The future of oil is extremely uncertain right now. I don’t mean in general. Oil will continue to power the world for decades, but how much will it cost to do so?

There’s a great deal of uncertainty on that point. Simply look at a few recent headlines:

Reuters reported a rise to $58 a barrel after the Keystone Pipeline spill.

Meanwhile, Saudi Arabia may permanently cut back on oil thanks to its new de facto ruler, leaving prices high.

However, prices may also drop if Russia refuses to continue with OPEC’s temporary production cut from earlier in the year. Russia is the world’s top producer and exporter of oil.

What does all this mean? It means uncertainty, which is bad for business.

Oil is always a bit uncertain. With so many international players involved, it can be hard to project long term. With a vast global network of countries who produce oil, conflicts are bound to arise between competing interests.

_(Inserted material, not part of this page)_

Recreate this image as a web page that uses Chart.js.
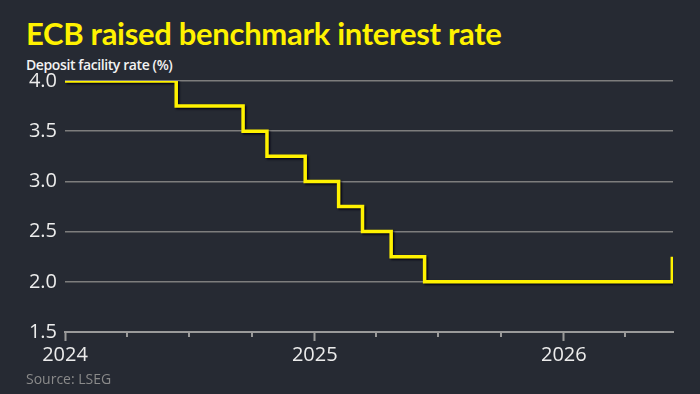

For instance, Venezuela may want production cuts in order to turn a modest profit in a time when it really needs it, but Moscow is content with the amount coming in from greater production (especially since it has such a large network of clients in nearby Europe). Saudi Arabia, meanwhile, is looking to make a slow but steady transition away from oil, and America remains eager to avoid importing any oil from abroad and thus refuses to heed the calls of other countries one way or the other.

All of that makes oil fluctuate quite significantly even in the best of times, and the future may not be the best of times. Anyone who ever watches the news knows the world is growing more unstable and countries are growing more belligerent towards each other. As Saudi Arabia rattles a saber at Qatar and Iran, oil is the obvious business stuck in the middle. Russia’s disagreements with the West and desire to build stronger ties with China means its interests are no longer quite so broad and international, and so it is less likely to be able to be compelled to agree with other nations’ needs.

And when oil becomes that unstable, due to such belligerence, businesses will struggle to keep up. Consider the transportation industry, which relies heavily on oil prices remaining low. Should they fluctuate vastly and quickly, it’ll be hard for business to budget for fuel costs. As TBS Factoring points out, fuel is the number one cost for independent trucking agencies. Being unable to budget for the number one cost of business is sure to cause massive problems going forward.

Unfortunately, as OPEC loses standing and countries continually pursue their singular national interests, there’s little anyone can do to avoid this problem in the coming years.